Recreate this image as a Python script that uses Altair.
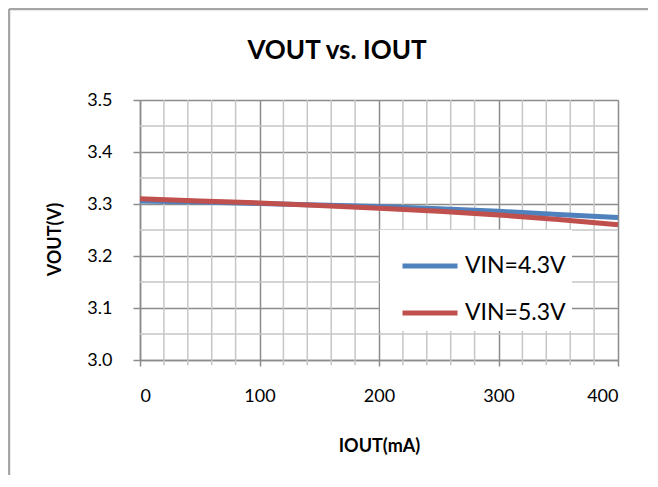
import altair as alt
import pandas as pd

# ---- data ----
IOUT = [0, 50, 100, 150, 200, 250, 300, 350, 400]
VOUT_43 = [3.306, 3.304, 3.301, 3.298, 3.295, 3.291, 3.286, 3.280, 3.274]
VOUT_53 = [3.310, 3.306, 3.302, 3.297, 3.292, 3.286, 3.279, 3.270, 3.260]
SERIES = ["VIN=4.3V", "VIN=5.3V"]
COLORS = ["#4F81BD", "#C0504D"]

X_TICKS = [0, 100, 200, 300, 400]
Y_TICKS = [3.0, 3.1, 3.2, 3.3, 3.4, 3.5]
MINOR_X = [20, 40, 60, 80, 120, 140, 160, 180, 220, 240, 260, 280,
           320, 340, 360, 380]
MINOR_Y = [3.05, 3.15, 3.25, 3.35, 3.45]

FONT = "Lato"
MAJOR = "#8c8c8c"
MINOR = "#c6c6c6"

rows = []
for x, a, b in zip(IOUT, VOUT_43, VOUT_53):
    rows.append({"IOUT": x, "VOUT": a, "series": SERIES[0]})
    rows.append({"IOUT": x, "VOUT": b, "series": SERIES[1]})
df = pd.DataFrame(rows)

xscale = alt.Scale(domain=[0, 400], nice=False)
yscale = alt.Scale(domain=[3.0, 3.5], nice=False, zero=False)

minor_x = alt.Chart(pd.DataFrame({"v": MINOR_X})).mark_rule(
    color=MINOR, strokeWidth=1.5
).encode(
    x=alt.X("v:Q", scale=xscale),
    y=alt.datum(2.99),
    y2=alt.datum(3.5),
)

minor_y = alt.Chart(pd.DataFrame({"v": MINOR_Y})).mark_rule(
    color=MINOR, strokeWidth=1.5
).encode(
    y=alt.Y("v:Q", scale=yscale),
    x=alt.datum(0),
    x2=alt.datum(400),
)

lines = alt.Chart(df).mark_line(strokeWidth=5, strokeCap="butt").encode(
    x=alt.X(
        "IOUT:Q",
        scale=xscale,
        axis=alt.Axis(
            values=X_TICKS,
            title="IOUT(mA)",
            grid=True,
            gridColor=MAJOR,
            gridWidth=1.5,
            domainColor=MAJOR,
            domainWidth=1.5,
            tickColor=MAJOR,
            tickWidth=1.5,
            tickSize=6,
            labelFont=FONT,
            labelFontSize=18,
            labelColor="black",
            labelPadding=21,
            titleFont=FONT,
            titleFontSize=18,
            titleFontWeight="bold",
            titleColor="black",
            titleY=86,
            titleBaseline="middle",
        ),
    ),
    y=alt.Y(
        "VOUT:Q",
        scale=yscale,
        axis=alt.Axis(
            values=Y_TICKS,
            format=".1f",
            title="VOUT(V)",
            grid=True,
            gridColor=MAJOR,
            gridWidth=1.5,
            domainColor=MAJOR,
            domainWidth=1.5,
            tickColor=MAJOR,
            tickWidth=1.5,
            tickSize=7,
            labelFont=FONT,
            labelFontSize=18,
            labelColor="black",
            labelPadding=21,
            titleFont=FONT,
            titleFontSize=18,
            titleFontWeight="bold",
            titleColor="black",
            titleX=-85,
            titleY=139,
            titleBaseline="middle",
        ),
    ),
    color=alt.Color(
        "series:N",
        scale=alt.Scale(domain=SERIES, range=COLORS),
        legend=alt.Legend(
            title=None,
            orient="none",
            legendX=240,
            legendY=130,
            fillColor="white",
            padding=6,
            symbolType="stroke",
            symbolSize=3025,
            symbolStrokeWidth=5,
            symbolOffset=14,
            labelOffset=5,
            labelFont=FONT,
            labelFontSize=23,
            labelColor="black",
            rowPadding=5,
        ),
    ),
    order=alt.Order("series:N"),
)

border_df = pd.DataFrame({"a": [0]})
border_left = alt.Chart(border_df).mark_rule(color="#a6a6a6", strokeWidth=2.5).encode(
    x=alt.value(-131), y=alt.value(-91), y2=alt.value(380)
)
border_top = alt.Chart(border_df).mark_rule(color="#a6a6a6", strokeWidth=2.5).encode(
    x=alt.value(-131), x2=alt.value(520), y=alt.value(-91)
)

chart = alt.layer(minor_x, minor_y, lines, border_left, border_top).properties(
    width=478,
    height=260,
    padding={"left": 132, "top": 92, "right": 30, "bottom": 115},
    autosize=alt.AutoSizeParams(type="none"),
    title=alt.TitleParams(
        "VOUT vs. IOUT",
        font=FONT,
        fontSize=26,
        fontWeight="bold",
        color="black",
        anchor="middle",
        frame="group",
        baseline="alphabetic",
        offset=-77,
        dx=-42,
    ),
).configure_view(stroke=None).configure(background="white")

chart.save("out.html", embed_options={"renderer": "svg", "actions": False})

--- Task goal ---
Return the full material word for word. Do not include the pictures.

--- Solution to this task ---
Recreate this image as a Python script that uses Altair.
import altair as alt
import pandas as pd

# ---- data ----
IOUT = [0, 50, 100, 150, 200, 250, 300, 350, 400]
VOUT_43 = [3.306, 3.304, 3.301, 3.298, 3.295, 3.291, 3.286, 3.280, 3.274]
VOUT_53 = [3.310, 3.306, 3.302, 3.297, 3.292, 3.286, 3.279, 3.270, 3.260]
SERIES = ["VIN=4.3V", "VIN=5.3V"]
COLORS = ["#4F81BD", "#C0504D"]

X_TICKS = [0, 100, 200, 300, 400]
Y_TICKS = [3.0, 3.1, 3.2, 3.3, 3.4, 3.5]
MINOR_X = [20, 40, 60, 80, 120, 140, 160, 180, 220, 240, 260, 280,
           320, 340, 360, 380]
MINOR_Y = [3.05, 3.15, 3.25, 3.35, 3.45]

FONT = "Lato"
MAJOR = "#8c8c8c"
MINOR = "#c6c6c6"

rows = []
for x, a, b in zip(IOUT, VOUT_43, VOUT_53):
    rows.append({"IOUT": x, "VOUT": a, "series": SERIES[0]})
    rows.append({"IOUT": x, "VOUT": b, "series": SERIES[1]})
df = pd.DataFrame(rows)

xscale = alt.Scale(domain=[0, 400], nice=False)
yscale = alt.Scale(domain=[3.0, 3.5], nice=False, zero=False)

minor_x = alt.Chart(pd.DataFrame({"v": MINOR_X})).mark_rule(
    color=MINOR, strokeWidth=1.5
).encode(
    x=alt.X("v:Q", scale=xscale),
    y=alt.datum(2.99),
    y2=alt.datum(3.5),
)

minor_y = alt.Chart(pd.DataFrame({"v": MINOR_Y})).mark_rule(
    color=MINOR, strokeWidth=1.5
).encode(
    y=alt.Y("v:Q", scale=yscale),
    x=alt.datum(0),
    x2=alt.datum(400),
)

lines = alt.Chart(df).mark_line(strokeWidth=5, strokeCap="butt").encode(
    x=alt.X(
        "IOUT:Q",
        scale=xscale,
        axis=alt.Axis(
            values=X_TICKS,
            title="IOUT(mA)",
            grid=True,
            gridColor=MAJOR,
            gridWidth=1.5,
            domainColor=MAJOR,
            domainWidth=1.5,
            tickColor=MAJOR,
            tickWidth=1.5,
            tickSize=6,
            labelFont=FONT,
            labelFontSize=18,
            labelColor="black",
            labelPadding=21,
            titleFont=FONT,
            titleFontSize=18,
            titleFontWeight="bold",
            titleColor="black",
            titleY=86,
            titleBaseline="middle",
        ),
    ),
    y=alt.Y(
        "VOUT:Q",
        scale=yscale,
        axis=alt.Axis(
            values=Y_TICKS,
            format=".1f",
            title="VOUT(V)",
            grid=True,
            gridColor=MAJOR,
            gridWidth=1.5,
            domainColor=MAJOR,
            domainWidth=1.5,
            tickColor=MAJOR,
            tickWidth=1.5,
            tickSize=7,
            labelFont=FONT,
            labelFontSize=18,
            labelColor="black",
            labelPadding=21,
            titleFont=FONT,
            titleFontSize=18,
            titleFontWeight="bold",
            titleColor="black",
            titleX=-85,
            titleY=139,
            titleBaseline="middle",
        ),
    ),
    color=alt.Color(
        "series:N",
        scale=alt.Scale(domain=SERIES, range=COLORS),
        legend=alt.Legend(
            title=None,
            orient="none",
            legendX=240,
            legendY=130,
            fillColor="white",
            padding=6,
            symbolType="stroke",
            symbolSize=3025,
            symbolStrokeWidth=5,
            symbolOffset=14,
            labelOffset=5,
            labelFont=FONT,
            labelFontSize=23,
            labelColor="black",
            rowPadding=5,
        ),
    ),
    order=alt.Order("series:N"),
)

border_df = pd.DataFrame({"a": [0]})
border_left = alt.Chart(border_df).mark_rule(color="#a6a6a6", strokeWidth=2.5).encode(
    x=alt.value(-131), y=alt.value(-91), y2=alt.value(380)
)
border_top = alt.Chart(border_df).mark_rule(color="#a6a6a6", strokeWidth=2.5).encode(
    x=alt.value(-131), x2=alt.value(520), y=alt.value(-91)
)

chart = alt.layer(minor_x, minor_y, lines, border_left, border_top).properties(
    width=478,
    height=260,
    padding={"left": 132, "top": 92, "right": 30, "bottom": 115},
    autosize=alt.AutoSizeParams(type="none"),
    title=alt.TitleParams(
        "VOUT vs. IOUT",
        font=FONT,
        fontSize=26,
        fontWeight="bold",
        color="black",
        anchor="middle",
        frame="group",
        baseline="alphabetic",
        offset=-77,
        dx=-42,
    ),
).configure_view(stroke=None).configure(background="white")

chart.save("out.html", embed_options={"renderer": "svg", "actions": False})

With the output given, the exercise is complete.